At least in the 2009 edition of the film, the character of Mikael shows some sense of morals and ethics when he reacts to Lisbeth’s failure to assist the villain, Martin, when he crashes his car after an intense getaway sequence. In the Swedish original, Lisbeth comes upon the crash site and finds Martin pinned beneath the wrecked car. He cries out for help to her, a spark ignites under the car, and it catches fire. As in Fincher’s more recent adaptation, Lisbeth stands and watches while Martin burns to death. But in the earlier movie, Lisbeth returns to Mikael, who pries the story from her and gives a grave look of concern. He remarks that he could never do that – a subtle yet important moral pointer that Lisbeth’s moral code is out of whack – and goes on to thank her because she did, after all, save his life.

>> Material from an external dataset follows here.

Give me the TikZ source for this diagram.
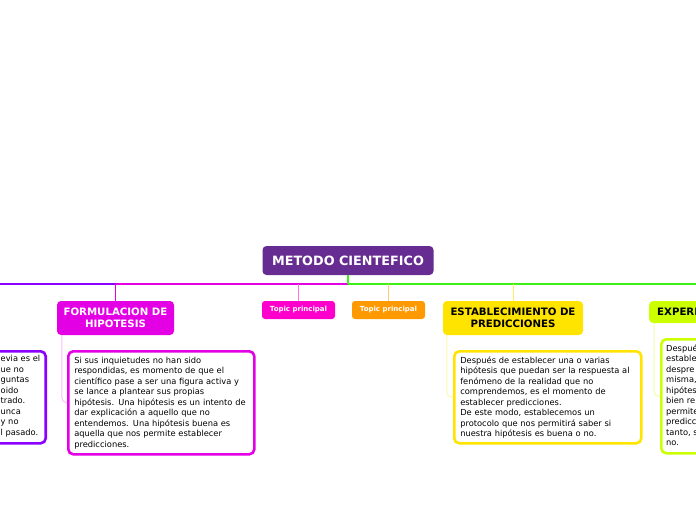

At the end of the day, we’re burning to ask Director David Fincher why so many troubling, graphic scenes had to be shown so vividly on screen with nothing left up to the imagination. Moreover, how does this movie push the agenda of raising awareness against violence and honor Larsson’s intent? Instead, the 2011 GIRL WITH THE DRAGON TATTOO posits a world in which we each are the rightful determiners of justice and in which there is little place for the good, the true, or the beautiful. And, even more dangerously, it creates a sliding and relative scale for morals and ethics, according to which the evil actions of one character authorize his demise at the hands of his victim turned perpetrator, without any check or retribution whatsoever. It has no place on our screens this holiday season.


Editor’s Note:  Sarah-Jane Murray (Ph.D., Princeton) is associate professor in the Honors College at Baylor University in Waco, Texas. Kathryn Arnold is a writer based in Austin, Texas.